--- Start Supplied information ---
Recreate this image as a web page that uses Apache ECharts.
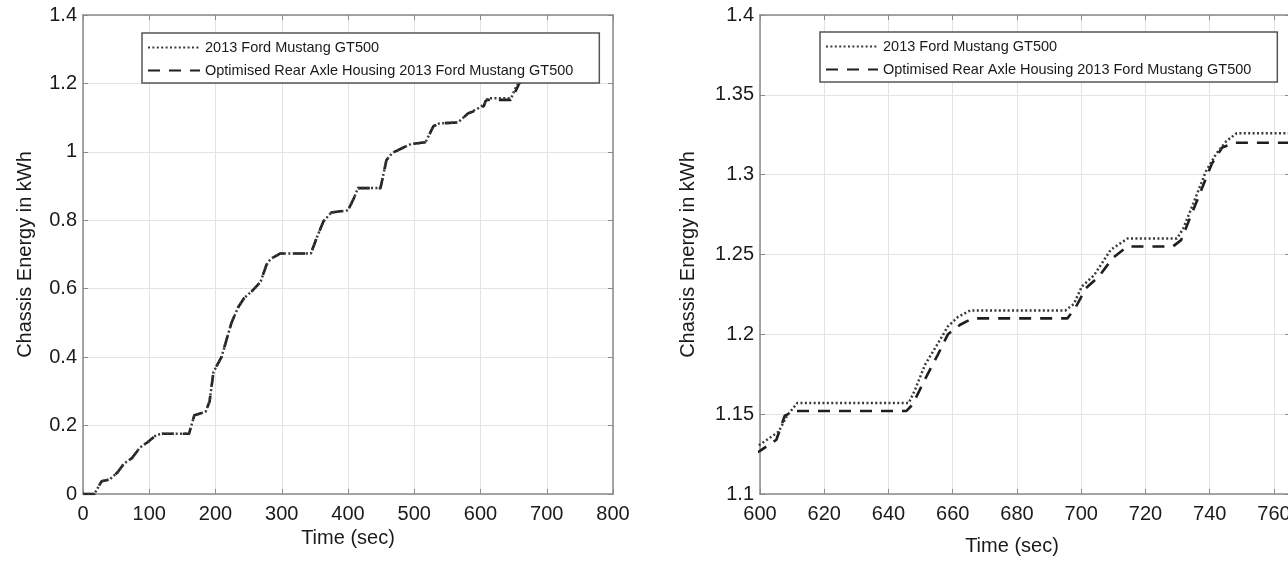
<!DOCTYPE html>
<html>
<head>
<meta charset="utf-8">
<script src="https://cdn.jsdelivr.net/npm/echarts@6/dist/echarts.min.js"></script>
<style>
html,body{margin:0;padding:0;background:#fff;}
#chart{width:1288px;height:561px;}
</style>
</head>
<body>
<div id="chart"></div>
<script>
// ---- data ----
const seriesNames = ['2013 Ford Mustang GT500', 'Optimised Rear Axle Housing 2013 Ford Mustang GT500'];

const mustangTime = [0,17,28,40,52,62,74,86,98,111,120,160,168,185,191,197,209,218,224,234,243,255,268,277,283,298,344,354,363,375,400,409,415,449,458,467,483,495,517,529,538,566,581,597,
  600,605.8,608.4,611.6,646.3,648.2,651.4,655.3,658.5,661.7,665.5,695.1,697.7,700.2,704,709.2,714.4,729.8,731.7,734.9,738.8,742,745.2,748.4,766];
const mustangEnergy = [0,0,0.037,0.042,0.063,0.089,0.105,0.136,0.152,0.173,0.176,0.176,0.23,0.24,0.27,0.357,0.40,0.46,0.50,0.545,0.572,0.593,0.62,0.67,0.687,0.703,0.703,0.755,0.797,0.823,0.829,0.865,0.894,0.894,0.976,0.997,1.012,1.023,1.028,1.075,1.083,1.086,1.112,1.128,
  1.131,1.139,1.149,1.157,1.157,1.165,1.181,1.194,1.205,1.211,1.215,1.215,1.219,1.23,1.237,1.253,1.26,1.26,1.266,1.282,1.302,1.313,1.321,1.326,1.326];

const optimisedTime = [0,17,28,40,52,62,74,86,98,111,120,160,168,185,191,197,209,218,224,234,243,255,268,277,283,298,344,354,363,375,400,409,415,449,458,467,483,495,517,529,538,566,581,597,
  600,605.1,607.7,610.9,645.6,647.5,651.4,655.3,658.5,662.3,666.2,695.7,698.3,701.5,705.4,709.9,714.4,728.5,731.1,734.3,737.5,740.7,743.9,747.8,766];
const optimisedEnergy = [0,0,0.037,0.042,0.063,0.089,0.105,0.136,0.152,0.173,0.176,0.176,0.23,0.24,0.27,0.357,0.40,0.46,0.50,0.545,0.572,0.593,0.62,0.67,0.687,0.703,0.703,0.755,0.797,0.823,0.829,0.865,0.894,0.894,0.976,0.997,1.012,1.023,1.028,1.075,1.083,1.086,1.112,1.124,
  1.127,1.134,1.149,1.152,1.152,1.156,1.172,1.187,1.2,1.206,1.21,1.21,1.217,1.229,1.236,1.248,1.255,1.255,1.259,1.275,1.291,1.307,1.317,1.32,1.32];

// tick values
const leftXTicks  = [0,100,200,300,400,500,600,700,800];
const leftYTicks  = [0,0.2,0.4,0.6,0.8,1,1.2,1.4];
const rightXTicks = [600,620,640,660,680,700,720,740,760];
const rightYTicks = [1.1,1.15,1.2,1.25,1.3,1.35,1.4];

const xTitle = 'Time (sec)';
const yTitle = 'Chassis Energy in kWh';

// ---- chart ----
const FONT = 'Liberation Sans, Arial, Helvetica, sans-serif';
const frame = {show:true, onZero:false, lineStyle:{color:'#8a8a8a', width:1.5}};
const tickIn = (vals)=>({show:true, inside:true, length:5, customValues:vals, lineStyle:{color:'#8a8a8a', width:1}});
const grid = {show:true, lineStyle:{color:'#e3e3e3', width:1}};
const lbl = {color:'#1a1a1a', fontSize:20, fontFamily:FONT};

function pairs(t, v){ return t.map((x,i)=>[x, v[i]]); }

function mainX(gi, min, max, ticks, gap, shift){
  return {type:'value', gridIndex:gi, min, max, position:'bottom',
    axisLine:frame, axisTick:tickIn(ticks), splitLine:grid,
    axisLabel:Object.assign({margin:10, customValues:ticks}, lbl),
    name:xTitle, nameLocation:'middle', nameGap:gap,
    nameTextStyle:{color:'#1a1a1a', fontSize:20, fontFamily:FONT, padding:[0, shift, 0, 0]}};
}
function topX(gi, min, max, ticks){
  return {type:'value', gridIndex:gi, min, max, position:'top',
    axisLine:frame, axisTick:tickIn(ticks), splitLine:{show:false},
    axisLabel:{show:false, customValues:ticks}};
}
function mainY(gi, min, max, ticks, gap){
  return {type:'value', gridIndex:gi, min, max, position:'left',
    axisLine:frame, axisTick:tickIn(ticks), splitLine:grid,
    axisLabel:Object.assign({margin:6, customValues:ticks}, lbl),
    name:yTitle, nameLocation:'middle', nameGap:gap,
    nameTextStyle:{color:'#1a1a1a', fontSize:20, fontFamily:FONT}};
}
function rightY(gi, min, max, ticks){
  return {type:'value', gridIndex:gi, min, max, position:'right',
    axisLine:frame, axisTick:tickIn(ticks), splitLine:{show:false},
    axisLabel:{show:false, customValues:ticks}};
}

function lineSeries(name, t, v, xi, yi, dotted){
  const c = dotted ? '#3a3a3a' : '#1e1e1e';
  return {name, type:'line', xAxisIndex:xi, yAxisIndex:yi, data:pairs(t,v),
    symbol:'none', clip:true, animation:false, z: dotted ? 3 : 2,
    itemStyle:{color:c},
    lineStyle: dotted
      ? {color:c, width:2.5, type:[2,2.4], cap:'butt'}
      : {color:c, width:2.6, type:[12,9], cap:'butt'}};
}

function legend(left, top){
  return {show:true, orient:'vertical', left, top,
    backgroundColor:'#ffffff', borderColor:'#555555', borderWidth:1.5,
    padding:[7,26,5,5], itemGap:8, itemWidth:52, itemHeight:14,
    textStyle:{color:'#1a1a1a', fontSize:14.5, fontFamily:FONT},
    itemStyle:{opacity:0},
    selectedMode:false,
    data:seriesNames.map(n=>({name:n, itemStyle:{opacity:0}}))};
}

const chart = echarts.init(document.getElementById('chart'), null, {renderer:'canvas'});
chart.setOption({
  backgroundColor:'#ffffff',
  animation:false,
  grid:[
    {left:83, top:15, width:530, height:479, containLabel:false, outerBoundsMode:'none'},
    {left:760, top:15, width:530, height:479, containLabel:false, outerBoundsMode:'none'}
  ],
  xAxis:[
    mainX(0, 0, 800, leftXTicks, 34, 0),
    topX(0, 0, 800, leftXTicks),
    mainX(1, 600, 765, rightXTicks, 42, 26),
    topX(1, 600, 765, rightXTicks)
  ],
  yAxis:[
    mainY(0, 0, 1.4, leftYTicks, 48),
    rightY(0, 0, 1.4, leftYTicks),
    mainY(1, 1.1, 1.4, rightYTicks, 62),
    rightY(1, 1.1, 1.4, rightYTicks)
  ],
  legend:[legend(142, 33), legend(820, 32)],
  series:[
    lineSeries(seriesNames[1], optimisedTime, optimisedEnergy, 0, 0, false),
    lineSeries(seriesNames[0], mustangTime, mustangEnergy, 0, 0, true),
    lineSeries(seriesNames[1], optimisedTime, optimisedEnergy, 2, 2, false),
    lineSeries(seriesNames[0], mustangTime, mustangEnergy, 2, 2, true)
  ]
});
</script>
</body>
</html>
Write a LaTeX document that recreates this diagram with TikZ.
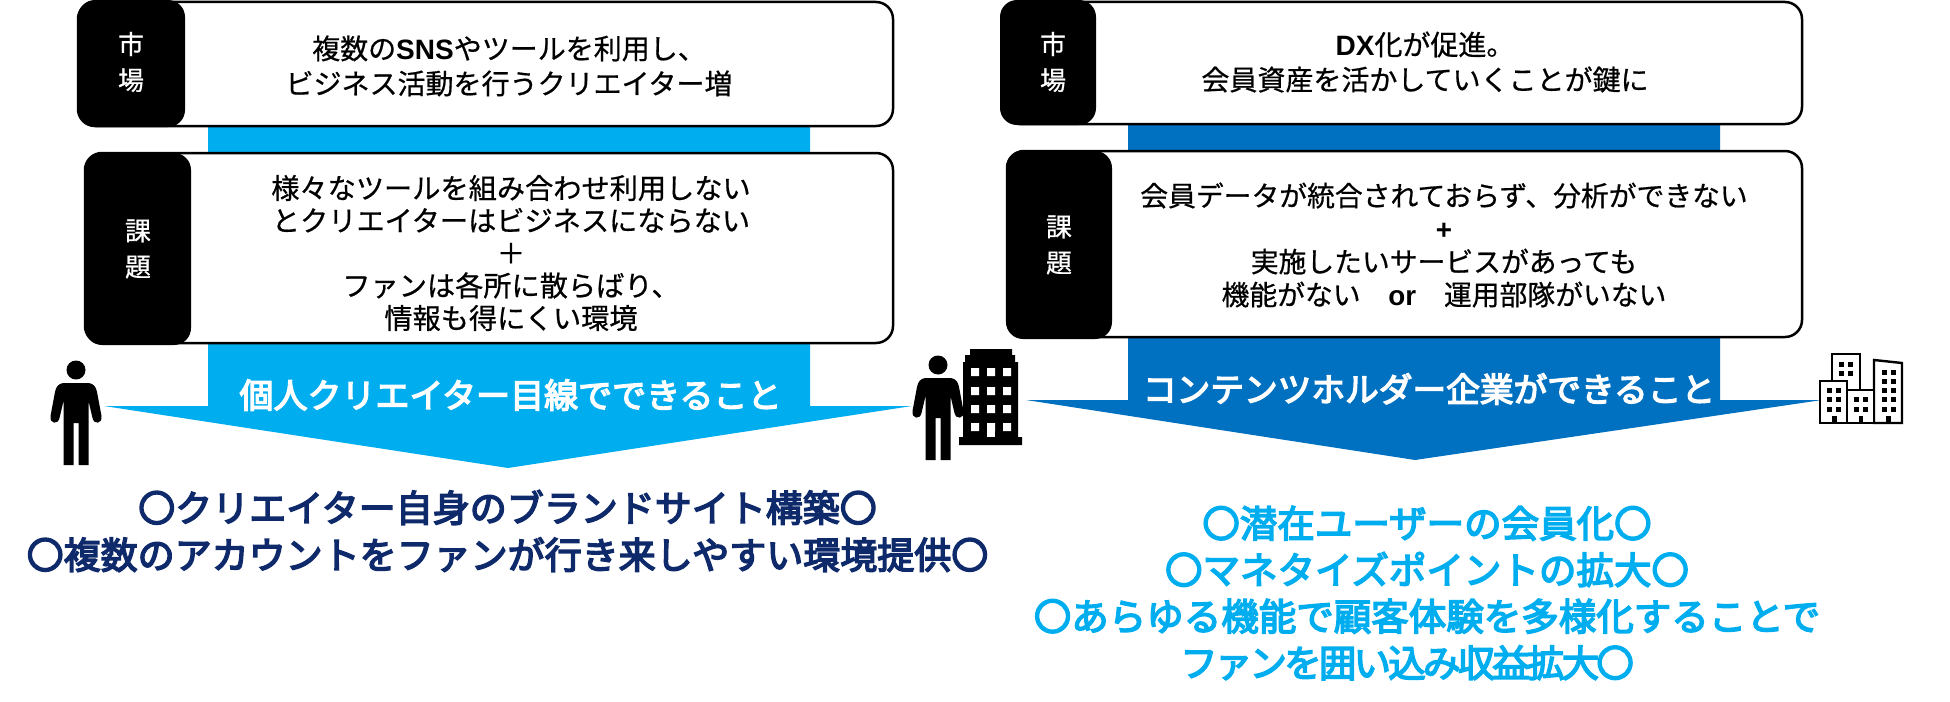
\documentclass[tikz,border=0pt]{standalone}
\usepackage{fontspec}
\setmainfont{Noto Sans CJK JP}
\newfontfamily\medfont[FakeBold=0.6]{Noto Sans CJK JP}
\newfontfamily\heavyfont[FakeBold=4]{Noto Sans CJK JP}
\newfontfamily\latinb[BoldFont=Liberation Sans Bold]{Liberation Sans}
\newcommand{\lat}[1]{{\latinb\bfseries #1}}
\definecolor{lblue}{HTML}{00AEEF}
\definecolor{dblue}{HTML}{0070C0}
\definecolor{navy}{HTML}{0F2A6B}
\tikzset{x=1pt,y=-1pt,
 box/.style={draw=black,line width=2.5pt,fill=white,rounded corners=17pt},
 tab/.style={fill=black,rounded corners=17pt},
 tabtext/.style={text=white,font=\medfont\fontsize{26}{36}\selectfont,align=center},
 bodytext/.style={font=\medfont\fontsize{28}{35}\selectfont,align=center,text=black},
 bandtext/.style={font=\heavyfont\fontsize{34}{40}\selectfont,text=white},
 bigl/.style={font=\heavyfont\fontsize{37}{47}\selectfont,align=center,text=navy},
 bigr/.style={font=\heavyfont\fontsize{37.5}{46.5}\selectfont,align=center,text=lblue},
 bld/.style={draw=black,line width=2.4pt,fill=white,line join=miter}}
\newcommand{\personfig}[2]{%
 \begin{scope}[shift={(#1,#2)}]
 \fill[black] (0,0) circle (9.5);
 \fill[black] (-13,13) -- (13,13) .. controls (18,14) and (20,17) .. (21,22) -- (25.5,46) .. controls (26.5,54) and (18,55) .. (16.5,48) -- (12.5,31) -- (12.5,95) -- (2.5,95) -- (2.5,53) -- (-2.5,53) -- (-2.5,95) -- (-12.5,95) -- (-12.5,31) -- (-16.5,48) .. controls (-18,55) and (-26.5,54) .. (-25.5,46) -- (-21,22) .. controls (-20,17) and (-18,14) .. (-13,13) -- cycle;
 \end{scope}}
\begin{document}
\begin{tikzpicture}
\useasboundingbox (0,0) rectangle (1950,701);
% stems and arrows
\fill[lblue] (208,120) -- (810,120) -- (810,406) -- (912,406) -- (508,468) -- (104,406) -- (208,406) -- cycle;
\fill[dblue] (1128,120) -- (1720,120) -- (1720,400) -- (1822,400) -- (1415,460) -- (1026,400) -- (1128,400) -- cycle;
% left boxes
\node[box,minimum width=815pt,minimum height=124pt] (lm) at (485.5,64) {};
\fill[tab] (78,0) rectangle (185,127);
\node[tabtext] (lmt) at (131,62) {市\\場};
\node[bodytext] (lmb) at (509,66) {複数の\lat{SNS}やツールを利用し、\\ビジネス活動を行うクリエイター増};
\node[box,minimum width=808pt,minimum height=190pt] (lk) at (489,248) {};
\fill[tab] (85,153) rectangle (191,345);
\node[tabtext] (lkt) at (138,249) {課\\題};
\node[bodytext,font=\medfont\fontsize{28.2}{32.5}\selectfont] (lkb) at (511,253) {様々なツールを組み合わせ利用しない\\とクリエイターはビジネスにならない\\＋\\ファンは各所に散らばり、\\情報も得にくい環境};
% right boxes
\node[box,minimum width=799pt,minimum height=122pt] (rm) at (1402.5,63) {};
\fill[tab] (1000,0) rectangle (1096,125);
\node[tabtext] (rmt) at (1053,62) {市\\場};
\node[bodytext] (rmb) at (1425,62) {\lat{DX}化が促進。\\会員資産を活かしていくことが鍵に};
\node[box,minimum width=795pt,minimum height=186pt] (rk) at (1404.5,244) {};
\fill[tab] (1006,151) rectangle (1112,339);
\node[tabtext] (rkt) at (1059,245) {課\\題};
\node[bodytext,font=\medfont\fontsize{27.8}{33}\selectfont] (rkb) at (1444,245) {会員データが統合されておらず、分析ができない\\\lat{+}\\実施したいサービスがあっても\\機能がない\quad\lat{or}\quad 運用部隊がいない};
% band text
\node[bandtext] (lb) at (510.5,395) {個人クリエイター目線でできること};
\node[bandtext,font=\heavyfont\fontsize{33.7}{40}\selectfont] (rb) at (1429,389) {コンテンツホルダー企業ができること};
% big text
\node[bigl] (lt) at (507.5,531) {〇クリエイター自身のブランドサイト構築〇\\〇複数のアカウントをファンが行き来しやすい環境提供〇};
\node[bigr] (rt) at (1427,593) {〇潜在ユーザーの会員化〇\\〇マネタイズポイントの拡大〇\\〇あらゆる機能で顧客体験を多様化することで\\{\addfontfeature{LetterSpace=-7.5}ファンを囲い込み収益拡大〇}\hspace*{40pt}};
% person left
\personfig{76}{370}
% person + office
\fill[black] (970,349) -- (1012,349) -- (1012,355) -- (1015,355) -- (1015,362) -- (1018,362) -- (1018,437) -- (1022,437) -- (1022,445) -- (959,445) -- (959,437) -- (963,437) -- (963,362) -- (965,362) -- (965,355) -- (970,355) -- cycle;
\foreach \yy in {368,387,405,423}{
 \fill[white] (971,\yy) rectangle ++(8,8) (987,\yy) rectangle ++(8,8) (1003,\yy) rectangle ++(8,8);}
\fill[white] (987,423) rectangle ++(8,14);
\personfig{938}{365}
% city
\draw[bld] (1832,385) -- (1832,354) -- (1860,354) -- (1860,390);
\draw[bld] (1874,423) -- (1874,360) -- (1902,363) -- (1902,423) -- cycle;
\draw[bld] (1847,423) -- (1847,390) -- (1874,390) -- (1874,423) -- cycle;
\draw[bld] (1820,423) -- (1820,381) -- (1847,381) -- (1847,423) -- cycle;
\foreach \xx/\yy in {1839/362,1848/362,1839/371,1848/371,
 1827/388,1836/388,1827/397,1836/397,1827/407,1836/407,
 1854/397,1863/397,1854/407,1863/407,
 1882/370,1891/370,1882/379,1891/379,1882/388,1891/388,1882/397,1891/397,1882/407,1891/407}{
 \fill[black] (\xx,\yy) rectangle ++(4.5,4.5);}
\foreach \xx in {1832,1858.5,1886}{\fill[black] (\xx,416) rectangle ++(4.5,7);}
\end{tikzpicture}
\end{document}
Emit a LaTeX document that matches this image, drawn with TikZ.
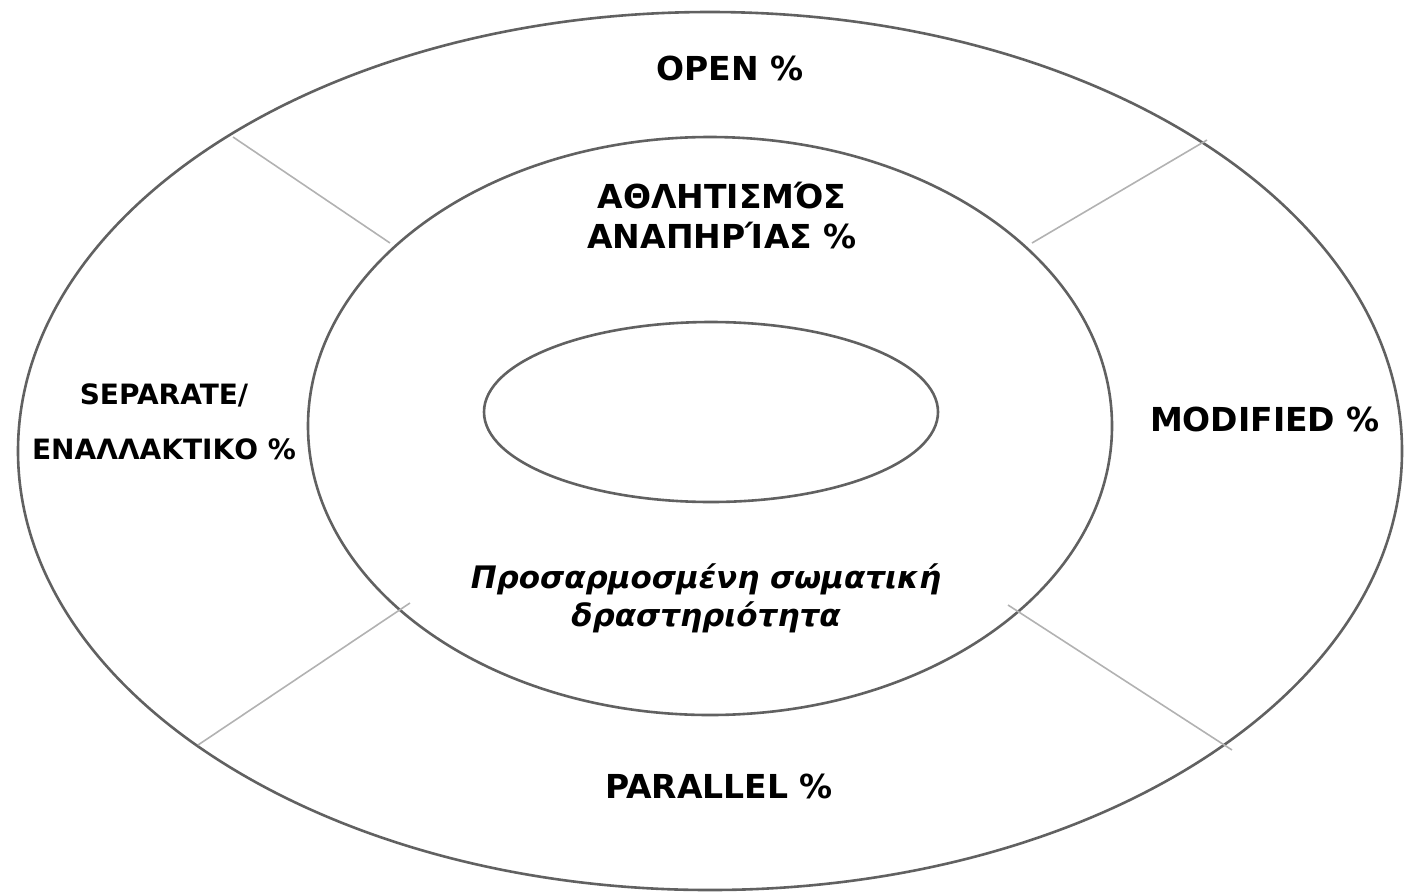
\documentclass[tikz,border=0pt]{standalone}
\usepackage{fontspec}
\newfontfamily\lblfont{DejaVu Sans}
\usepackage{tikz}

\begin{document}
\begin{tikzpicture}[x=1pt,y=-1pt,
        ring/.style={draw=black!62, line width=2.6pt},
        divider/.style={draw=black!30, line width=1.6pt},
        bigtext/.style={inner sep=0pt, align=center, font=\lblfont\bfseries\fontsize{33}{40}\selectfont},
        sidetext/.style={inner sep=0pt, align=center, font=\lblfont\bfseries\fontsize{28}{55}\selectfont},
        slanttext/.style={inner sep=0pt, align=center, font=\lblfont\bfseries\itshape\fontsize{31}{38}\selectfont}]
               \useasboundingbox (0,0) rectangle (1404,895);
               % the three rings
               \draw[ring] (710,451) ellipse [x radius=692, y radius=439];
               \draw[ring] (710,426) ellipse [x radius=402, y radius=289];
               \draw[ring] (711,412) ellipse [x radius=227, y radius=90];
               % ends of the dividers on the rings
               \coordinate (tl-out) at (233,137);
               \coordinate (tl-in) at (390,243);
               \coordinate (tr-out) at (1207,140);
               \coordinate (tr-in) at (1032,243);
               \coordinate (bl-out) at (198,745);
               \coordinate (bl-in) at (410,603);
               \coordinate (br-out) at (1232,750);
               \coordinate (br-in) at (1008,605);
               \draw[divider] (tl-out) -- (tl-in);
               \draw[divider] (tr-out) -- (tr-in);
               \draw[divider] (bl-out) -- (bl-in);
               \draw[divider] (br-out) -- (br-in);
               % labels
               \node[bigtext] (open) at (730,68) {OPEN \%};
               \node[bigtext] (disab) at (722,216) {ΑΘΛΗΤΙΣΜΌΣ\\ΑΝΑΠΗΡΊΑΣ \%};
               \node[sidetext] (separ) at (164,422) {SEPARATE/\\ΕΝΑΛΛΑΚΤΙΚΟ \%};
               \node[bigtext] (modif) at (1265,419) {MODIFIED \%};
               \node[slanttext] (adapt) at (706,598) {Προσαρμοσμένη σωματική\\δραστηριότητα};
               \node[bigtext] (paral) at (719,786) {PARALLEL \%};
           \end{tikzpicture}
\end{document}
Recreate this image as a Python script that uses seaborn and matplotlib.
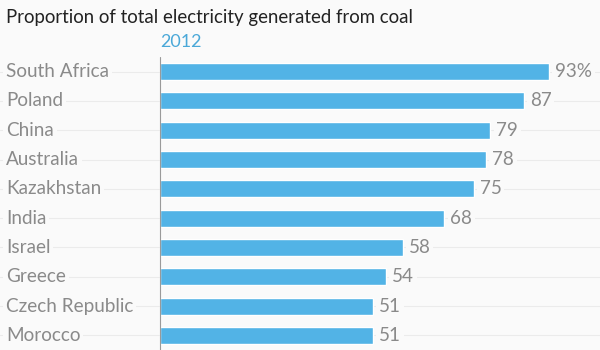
--- End Supplied information ---
» **Aim**
Your task is to repeat the opening line of the entries above and each line after it, ending with the line that has "const seriesNames = ['2013". Do not include the pictures.

» **Result**
Recreate this image as a web page that uses Apache ECharts.
<!DOCTYPE html>
<html>
<head>
<meta charset="utf-8">
<script src="https://cdn.jsdelivr.net/npm/echarts@6/dist/echarts.min.js"></script>
<style>
html,body{margin:0;padding:0;background:#fff;}
#chart{width:1288px;height:561px;}
</style>
</head>
<body>
<div id="chart"></div>
<script>
// ---- data ----
const seriesNames = ['2013 Ford Mustang GT500', 'Optimised Rear Axle Housing 2013 Ford Mustang GT500'];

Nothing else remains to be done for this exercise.